## To be done
Retype the lines beneath this one, from the first through the line containing "p1_c3_z = [0, 6, 9.5, 13, 20, 32, 37, 41, 44]". Pictures are left out.

## Information shown
[Start]

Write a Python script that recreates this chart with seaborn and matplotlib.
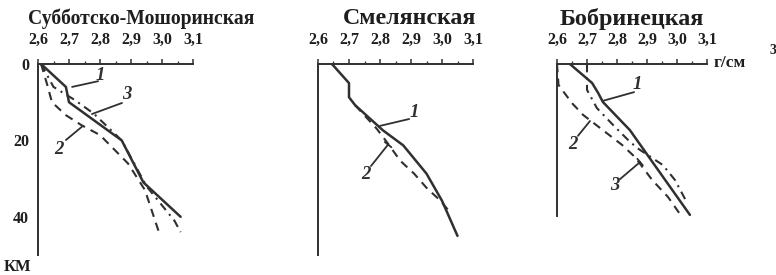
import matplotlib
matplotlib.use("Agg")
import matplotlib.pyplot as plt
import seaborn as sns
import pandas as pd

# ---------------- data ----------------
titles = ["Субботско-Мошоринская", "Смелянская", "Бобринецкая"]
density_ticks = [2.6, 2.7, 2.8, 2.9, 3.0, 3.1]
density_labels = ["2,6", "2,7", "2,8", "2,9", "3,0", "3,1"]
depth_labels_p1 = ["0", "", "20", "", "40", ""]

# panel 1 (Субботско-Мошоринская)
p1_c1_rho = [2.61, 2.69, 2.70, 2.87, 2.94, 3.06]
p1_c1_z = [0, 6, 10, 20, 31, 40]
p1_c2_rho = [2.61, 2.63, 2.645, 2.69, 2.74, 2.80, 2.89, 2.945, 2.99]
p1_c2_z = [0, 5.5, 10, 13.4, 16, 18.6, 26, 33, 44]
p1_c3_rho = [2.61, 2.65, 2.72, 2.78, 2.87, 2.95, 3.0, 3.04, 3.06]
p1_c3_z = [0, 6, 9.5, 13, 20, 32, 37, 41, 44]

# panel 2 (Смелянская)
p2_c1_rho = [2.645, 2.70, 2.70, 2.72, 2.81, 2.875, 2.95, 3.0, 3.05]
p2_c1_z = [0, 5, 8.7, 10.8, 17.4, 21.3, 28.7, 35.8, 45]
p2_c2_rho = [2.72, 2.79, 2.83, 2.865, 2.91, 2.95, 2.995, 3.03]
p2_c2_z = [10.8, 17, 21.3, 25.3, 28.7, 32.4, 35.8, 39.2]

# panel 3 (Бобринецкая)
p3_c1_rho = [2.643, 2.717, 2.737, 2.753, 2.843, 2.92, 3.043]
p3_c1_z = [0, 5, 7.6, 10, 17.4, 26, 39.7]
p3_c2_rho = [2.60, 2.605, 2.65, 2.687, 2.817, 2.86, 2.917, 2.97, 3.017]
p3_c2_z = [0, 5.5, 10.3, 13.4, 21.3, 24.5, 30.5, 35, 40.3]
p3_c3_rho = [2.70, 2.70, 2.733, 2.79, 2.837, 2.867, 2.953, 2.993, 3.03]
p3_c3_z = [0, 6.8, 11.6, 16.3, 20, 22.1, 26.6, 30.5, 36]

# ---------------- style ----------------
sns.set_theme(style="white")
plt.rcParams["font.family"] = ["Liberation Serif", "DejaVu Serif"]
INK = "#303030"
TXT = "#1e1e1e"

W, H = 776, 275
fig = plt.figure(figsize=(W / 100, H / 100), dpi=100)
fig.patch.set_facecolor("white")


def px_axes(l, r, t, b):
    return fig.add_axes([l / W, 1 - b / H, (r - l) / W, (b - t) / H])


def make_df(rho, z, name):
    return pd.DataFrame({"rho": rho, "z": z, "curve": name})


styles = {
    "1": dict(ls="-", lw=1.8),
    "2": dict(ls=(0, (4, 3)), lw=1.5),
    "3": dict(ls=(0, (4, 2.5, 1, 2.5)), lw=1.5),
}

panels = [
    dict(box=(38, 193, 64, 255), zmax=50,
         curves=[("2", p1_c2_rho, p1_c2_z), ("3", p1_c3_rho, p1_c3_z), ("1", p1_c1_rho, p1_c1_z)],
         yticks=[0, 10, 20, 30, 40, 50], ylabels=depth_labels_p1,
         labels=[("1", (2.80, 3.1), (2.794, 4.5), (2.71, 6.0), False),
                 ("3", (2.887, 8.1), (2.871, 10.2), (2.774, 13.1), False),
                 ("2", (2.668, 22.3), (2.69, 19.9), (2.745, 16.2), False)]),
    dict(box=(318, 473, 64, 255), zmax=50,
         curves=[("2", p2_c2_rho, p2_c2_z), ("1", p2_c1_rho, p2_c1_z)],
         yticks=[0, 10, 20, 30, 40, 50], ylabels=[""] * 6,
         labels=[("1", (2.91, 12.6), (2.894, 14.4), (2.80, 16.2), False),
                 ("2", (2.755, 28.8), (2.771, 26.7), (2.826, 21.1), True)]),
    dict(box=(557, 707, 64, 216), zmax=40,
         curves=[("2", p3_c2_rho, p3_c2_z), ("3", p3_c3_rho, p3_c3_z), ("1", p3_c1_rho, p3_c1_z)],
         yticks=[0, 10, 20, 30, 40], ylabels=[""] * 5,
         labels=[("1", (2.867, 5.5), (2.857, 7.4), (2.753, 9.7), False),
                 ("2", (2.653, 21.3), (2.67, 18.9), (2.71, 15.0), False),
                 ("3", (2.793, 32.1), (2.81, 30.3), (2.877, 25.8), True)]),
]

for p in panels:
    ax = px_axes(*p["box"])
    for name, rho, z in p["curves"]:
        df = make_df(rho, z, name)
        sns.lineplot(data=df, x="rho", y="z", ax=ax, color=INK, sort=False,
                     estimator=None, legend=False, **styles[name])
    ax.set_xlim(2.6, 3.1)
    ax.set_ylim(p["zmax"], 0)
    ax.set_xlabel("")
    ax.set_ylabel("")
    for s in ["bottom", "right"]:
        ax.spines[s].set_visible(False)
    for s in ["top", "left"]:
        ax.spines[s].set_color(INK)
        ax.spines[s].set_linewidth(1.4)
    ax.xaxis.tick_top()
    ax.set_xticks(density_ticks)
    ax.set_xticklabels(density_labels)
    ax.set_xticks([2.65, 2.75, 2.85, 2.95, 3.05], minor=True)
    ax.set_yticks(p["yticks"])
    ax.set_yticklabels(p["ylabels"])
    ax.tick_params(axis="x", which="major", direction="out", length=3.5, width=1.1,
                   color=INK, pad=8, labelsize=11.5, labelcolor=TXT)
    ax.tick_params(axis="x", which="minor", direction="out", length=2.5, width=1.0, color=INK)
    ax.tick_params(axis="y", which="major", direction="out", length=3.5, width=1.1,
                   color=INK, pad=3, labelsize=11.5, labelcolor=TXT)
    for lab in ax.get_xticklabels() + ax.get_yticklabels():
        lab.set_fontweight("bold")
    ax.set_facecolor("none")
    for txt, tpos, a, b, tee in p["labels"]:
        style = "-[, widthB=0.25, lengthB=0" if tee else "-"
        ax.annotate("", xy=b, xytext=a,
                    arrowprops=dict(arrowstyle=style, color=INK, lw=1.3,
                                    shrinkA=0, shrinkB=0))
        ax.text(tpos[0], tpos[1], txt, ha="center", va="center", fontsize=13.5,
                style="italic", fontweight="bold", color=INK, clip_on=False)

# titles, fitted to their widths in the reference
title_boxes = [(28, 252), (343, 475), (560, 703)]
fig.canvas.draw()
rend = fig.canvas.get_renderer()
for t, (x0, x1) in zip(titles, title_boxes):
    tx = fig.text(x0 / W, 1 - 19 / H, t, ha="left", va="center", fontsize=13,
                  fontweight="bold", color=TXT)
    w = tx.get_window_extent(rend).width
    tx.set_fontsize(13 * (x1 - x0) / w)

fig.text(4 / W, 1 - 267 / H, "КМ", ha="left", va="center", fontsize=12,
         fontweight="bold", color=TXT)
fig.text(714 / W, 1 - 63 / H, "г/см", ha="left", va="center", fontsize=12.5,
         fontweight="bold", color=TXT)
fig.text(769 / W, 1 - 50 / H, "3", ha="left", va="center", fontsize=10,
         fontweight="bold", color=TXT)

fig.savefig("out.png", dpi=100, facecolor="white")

[End]

## Finished answer
Write a Python script that recreates this chart with seaborn and matplotlib.
import matplotlib
matplotlib.use("Agg")
import matplotlib.pyplot as plt
import seaborn as sns
import pandas as pd

# ---------------- data ----------------
titles = ["Субботско-Мошоринская", "Смелянская", "Бобринецкая"]
density_ticks = [2.6, 2.7, 2.8, 2.9, 3.0, 3.1]
density_labels = ["2,6", "2,7", "2,8", "2,9", "3,0", "3,1"]
depth_labels_p1 = ["0", "", "20", "", "40", ""]

# panel 1 (Субботско-Мошоринская)
p1_c1_rho = [2.61, 2.69, 2.70, 2.87, 2.94, 3.06]
p1_c1_z = [0, 6, 10, 20, 31, 40]
p1_c2_rho = [2.61, 2.63, 2.645, 2.69, 2.74, 2.80, 2.89, 2.945, 2.99]
p1_c2_z = [0, 5.5, 10, 13.4, 16, 18.6, 26, 33, 44]
p1_c3_rho = [2.61, 2.65, 2.72, 2.78, 2.87, 2.95, 3.0, 3.04, 3.06]
p1_c3_z = [0, 6, 9.5, 13, 20, 32, 37, 41, 44]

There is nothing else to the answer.